Howard King, Metallica's lawyer, has been quoted as saying "Our goal is to put Napster out of business in total and bury them,". "We are pushing universities to shut down Napster." I respect the fact that you want to fight internet and music piracy as a whole, but it sounds like you have a personal grudge with Napster, and for that I question the motives in your lawsuit, as well as the publicity generated in announcing it. I will admit that I have several issues with Napster myself, and for the first time I will be publicly addressing them.

As I said earlier, I did see a lot of potential in Napster as both a product and as a company, yet as I got to know more about the music business, as well as the silicon valley way of doing things, my views started to change.

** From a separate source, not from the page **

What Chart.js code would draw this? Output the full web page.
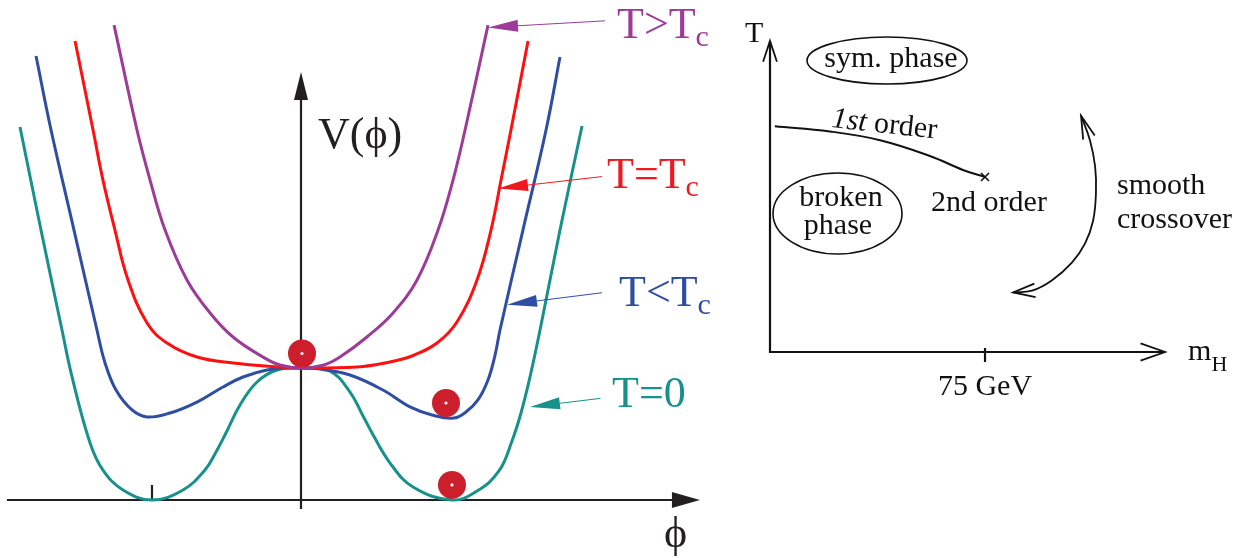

I definitely still see potential in Napster as a product, but no longer as a company. At least not as it currently exists.

Case in point, CEO Eileen Richardson. Take for instance her visit to the online show; Sam Donaldson at ABCNEWS.COM. You can click here for the show and see her son admit to downloading songs via Napster illegally, with intent to illegally infringe on an artists work. Add that to the fact that the company is knowingly facilitating the transmition of copyrighted material and they are making a profit from that without any crackdown on their user base and you have a company, in my opinion, which is not looking out for anyone else but themselves. They neither protect, nor crack down on their user base, and therefore they have gotten away with being the cozy middleman for almost a year now. In doing so, Napster is giving the MP3 format a bad name, and should back up it's comments, stating that the company's purpose is to promote and distribute new and local music. SAUC has only been active for 2 months, and we have promoted more independent music than Napster has in almost a year of existence.

I challenge Napster to take a stand on piracy. Not another meager disclaimer or press release stating that piracy is wrong, and that it is something that is out of the company's hands. I personally want to see a plan that explicates (in detail) what the company plans on doing about the rampant illegal use that has flooded this convenient service that they deem "a tool to the music industry". I for one use Napster 100% legally for distribution methods of local and non-copyrighted material, but I have grown to realize that over 90% of Napster's user base is using the product to commit one illegal act or another. If Napster refuses to cooperate with the request, SAUC will no longer focus or support the ongoing saga of the company and will focus on more important issues going on in the world of politics and music.

As for the parties involved in the lawsuit against the universities, please reconsider. The educational institutions involved were not consciously promoting piracy on campus, nor did they have anything to gain or profit from allegedly doing so. SAUC supports your suit against the end user and we would even like to extend our efforts in helping you fight piracy by exposing one unlawful Napster user at a time. Maybe that will wake the company up, as well as its unlawful user base.

Napster, the ball is in your court now, make a wise decision. Metallica, good luck in your valiant efforts in fighting music piracy as well as maintaining the integrity of art, just please reconsider your motivation as well as your target. Make the unlawful users pay the price, not the schools.